I learned so much from my mother in her last few years. She was very much unaware of the lessons she was teaching. My sisters and I all agree that the predominant virtue of Mother’s life was strength. She was widowed at 51 years of age, ran a gasoline dealership in an all-male industry, and managed her home until she was 90. She was strong. The flip side of that virtue was stubbornness. The need for her to be decisive and correct in her thoughts was essential for her survival. In other words, she was always right. I am very insightful about Mother’s life because the apple has not fallen far from the tree!

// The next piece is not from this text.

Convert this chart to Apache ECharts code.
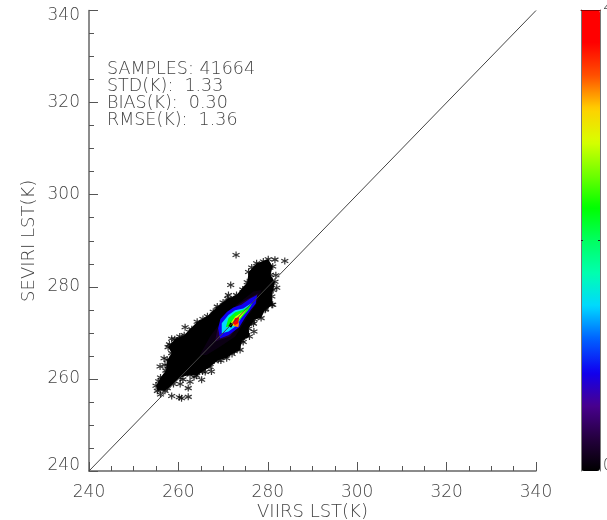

Mother had a mild stroke in her 90s. She recovered beautifully, but it did affect her short-term memory. She had trouble with names and what she had for breakfast, but she was great at stories of her childhood. Sound familiar? She became more dependent on others, which was not to her liking, but she had no choice. Around all of her disabilities emerged something beautiful and instructive. She could no longer dwell on negative thoughts because they would slip away to that blank spot on her brain. She became so grateful for help in the present moment. She lived in the now. She began to say things like, “I might be wrong about this, but I think that I took my pills this morning.” She would say, “Thank you, thank you, thank you!” for the smallest gestures. Her grateful meter was over the top!

So what did I learn? I could start living like that today! Stop dwelling on the negative things. Don’t sweat the small stuff (and it is all small stuff). Put my grateful meter in high gear. Live in the now. Forgetfulness is not all bad. We have much to learn from our senior population.